» **What is being asked**: Go through the entries below and print each one exactly, leaving out pictures.

▼

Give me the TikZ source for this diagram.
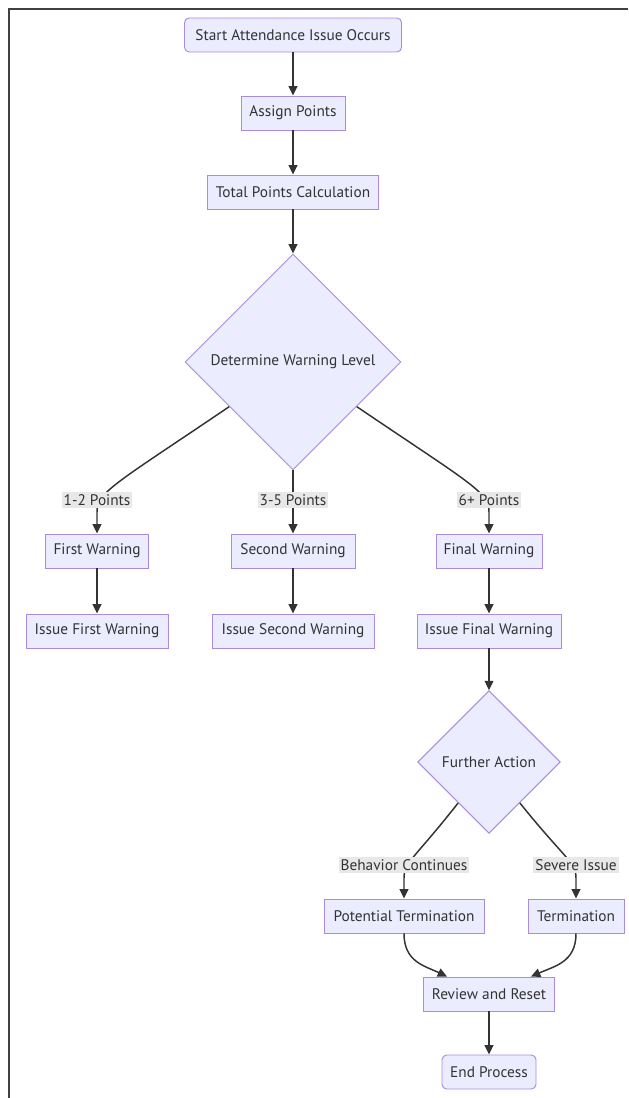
\documentclass[tikz,border=0pt]{standalone}
\usepackage{fontspec}
\setmainfont{PT Sans}
\usetikzlibrary{shapes.geometric,arrows.meta,calc}
\definecolor{nfill}{HTML}{ECECFF}
\definecolor{nstroke}{HTML}{A98BE0}
\definecolor{ink}{HTML}{333333}
\definecolor{lblbg}{HTML}{E8E8E8}
\begin{document}
\begin{tikzpicture}[x=0.75pt,y=-0.75pt,
  txt/.style={text=ink, font=\fontsize{11.5}{13}\selectfont},
  box/.style={txt, draw=nstroke, fill=nfill, line width=0.7pt, minimum height=25.5pt, inner xsep=3pt},
  rbox/.style={box, rounded corners=3.5pt},
  dec/.style={txt, diamond, draw=nstroke, fill=nfill, line width=0.7pt, aspect=1, inner sep=0pt},
  lbl/.style={txt, fill=lblbg, inner xsep=1.5pt, inner ysep=2pt},
  ln/.style={draw=ink, line width=1.1pt},
  arr/.style={ln, -{Triangle[length=7pt,width=6.5pt]}}]

\useasboundingbox (0,0) rectangle (628,1098);
\fill[white] (0,0) rectangle (628,1098);
\draw[line width=1.2pt, draw=black!75] (9,1098) -- (9,9) -- (628,9);

% nodes
\node[rbox, minimum width=162.75pt] (start) at (293,35) {Start Attendance Issue Occurs};
\node[box, minimum width=78pt] (assign) at (293,113) {Assign Points};
\node[box, minimum width=128.25pt] (total) at (293,192) {Total Points Calculation};
\node[dec, minimum width=162pt, minimum height=162pt] (det) at (293,362) {Determine Warning Level};

\node[box, minimum width=77.25pt] (w1) at (97,551) {First Warning};
\node[box, minimum width=93pt] (w2) at (293,551) {Second Warning};
\node[box, minimum width=79.5pt] (w3) at (489,551) {Final Warning};

\node[box, minimum width=106.5pt] (i1) at (97,631) {Issue First Warning};
\node[box, minimum width=121.5pt] (i2) at (293,631) {Issue Second Warning};
\node[box, minimum width=108pt] (i3) at (489,631) {Issue Final Warning};

\node[dec, minimum width=107pt, minimum height=107pt] (fa) at (489,762) {Further Action};

\node[box, minimum width=120pt] (pt) at (404,916) {Potential Termination};
\node[box, minimum width=72pt] (tm) at (576,916) {Termination};
\node[box, minimum width=98.25pt] (rr) at (489,994) {Review and Reset};
\node[rbox, minimum width=70.5pt] (end) at (489,1072) {End Process};

% connectors
\draw[arr] (start) -- (assign);
\draw[arr] (assign) -- (total);
\draw[arr] (total) -- (det.north);

\draw[arr] (det.-145) .. controls (115,484) and (97,492) .. (97,512) -- (w1.north);
\draw[arr] (det.south) -- (w2.north);
\draw[arr] (det.-35) .. controls (471,484) and (489,492) .. (489,512) -- (w3.north);

\draw[arr] (w1) -- (i1);
\draw[arr] (w2) -- (i2);
\draw[arr] (w3) -- (i3);
\draw[arr] (i3) -- (fa.north);

\draw[arr] (fa.-127) .. controls (415,858) and (404,862) .. (404,878) -- (pt.north);
\draw[arr] (fa.-53) .. controls (564,858) and (576,862) .. (576,878) -- (tm.north);

\draw[arr] (pt.south) .. controls (404,962) and (425,966) .. ($(rr.north)+(-42,0)$);
\draw[arr] (tm.south) .. controls (576,962) and (555,966) .. ($(rr.north)+(42,0)$);
\draw[arr] (rr) -- (end);

% edge labels
\node[lbl] (l1) at (97,500) {1-2 Points};
\node[lbl] (l2) at (293,500) {3-5 Points};
\node[lbl] (l3) at (489,500) {6+ Points};
\node[lbl] (l4) at (404,865) {Behavior Continues};
\node[lbl] (l5) at (576,865) {Severe Issue};
\end{tikzpicture}
\end{document}
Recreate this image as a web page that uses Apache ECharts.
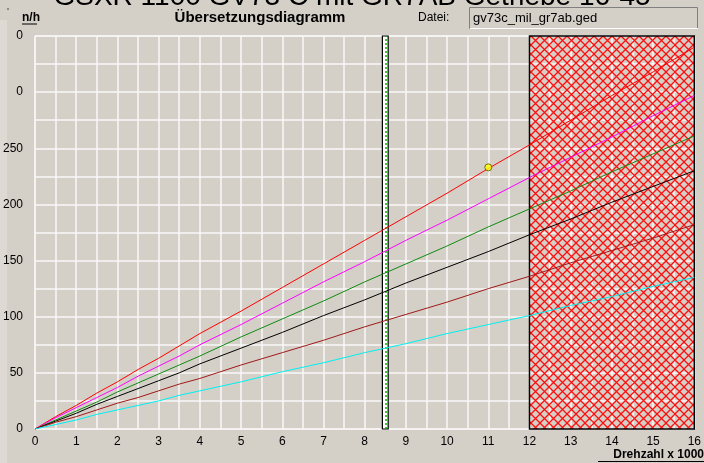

▲

» **Response for this exercise**:
Give me the TikZ source for this diagram.
\documentclass[tikz,border=0pt]{standalone}
\usepackage{fontspec}
\setmainfont{PT Sans}
\usetikzlibrary{shapes.geometric,arrows.meta,calc}
\definecolor{nfill}{HTML}{ECECFF}
\definecolor{nstroke}{HTML}{A98BE0}
\definecolor{ink}{HTML}{333333}
\definecolor{lblbg}{HTML}{E8E8E8}
\begin{document}
\begin{tikzpicture}[x=0.75pt,y=-0.75pt,
  txt/.style={text=ink, font=\fontsize{11.5}{13}\selectfont},
  box/.style={txt, draw=nstroke, fill=nfill, line width=0.7pt, minimum height=25.5pt, inner xsep=3pt},
  rbox/.style={box, rounded corners=3.5pt},
  dec/.style={txt, diamond, draw=nstroke, fill=nfill, line width=0.7pt, aspect=1, inner sep=0pt},
  lbl/.style={txt, fill=lblbg, inner xsep=1.5pt, inner ysep=2pt},
  ln/.style={draw=ink, line width=1.1pt},
  arr/.style={ln, -{Triangle[length=7pt,width=6.5pt]}}]

\useasboundingbox (0,0) rectangle (628,1098);
\fill[white] (0,0) rectangle (628,1098);
\draw[line width=1.2pt, draw=black!75] (9,1098) -- (9,9) -- (628,9);

% nodes
\node[rbox, minimum width=162.75pt] (start) at (293,35) {Start Attendance Issue Occurs};
\node[box, minimum width=78pt] (assign) at (293,113) {Assign Points};
\node[box, minimum width=128.25pt] (total) at (293,192) {Total Points Calculation};
\node[dec, minimum width=162pt, minimum height=162pt] (det) at (293,362) {Determine Warning Level};

\node[box, minimum width=77.25pt] (w1) at (97,551) {First Warning};
\node[box, minimum width=93pt] (w2) at (293,551) {Second Warning};
\node[box, minimum width=79.5pt] (w3) at (489,551) {Final Warning};

\node[box, minimum width=106.5pt] (i1) at (97,631) {Issue First Warning};
\node[box, minimum width=121.5pt] (i2) at (293,631) {Issue Second Warning};
\node[box, minimum width=108pt] (i3) at (489,631) {Issue Final Warning};

\node[dec, minimum width=107pt, minimum height=107pt] (fa) at (489,762) {Further Action};

\node[box, minimum width=120pt] (pt) at (404,916) {Potential Termination};
\node[box, minimum width=72pt] (tm) at (576,916) {Termination};
\node[box, minimum width=98.25pt] (rr) at (489,994) {Review and Reset};
\node[rbox, minimum width=70.5pt] (end) at (489,1072) {End Process};

% connectors
\draw[arr] (start) -- (assign);
\draw[arr] (assign) -- (total);
\draw[arr] (total) -- (det.north);

\draw[arr] (det.-145) .. controls (115,484) and (97,492) .. (97,512) -- (w1.north);
\draw[arr] (det.south) -- (w2.north);
\draw[arr] (det.-35) .. controls (471,484) and (489,492) .. (489,512) -- (w3.north);

\draw[arr] (w1) -- (i1);
\draw[arr] (w2) -- (i2);
\draw[arr] (w3) -- (i3);
\draw[arr] (i3) -- (fa.north);

\draw[arr] (fa.-127) .. controls (415,858) and (404,862) .. (404,878) -- (pt.north);
\draw[arr] (fa.-53) .. controls (564,858) and (576,862) .. (576,878) -- (tm.north);

\draw[arr] (pt.south) .. controls (404,962) and (425,966) .. ($(rr.north)+(-42,0)$);
\draw[arr] (tm.south) .. controls (576,962) and (555,966) .. ($(rr.north)+(42,0)$);
\draw[arr] (rr) -- (end);

% edge labels
\node[lbl] (l1) at (97,500) {1-2 Points};
\node[lbl] (l2) at (293,500) {3-5 Points};
\node[lbl] (l3) at (489,500) {6+ Points};
\node[lbl] (l4) at (404,865) {Behavior Continues};
\node[lbl] (l5) at (576,865) {Severe Issue};
\end{tikzpicture}
\end{document}
Recreate this image as a web page that uses Apache ECharts.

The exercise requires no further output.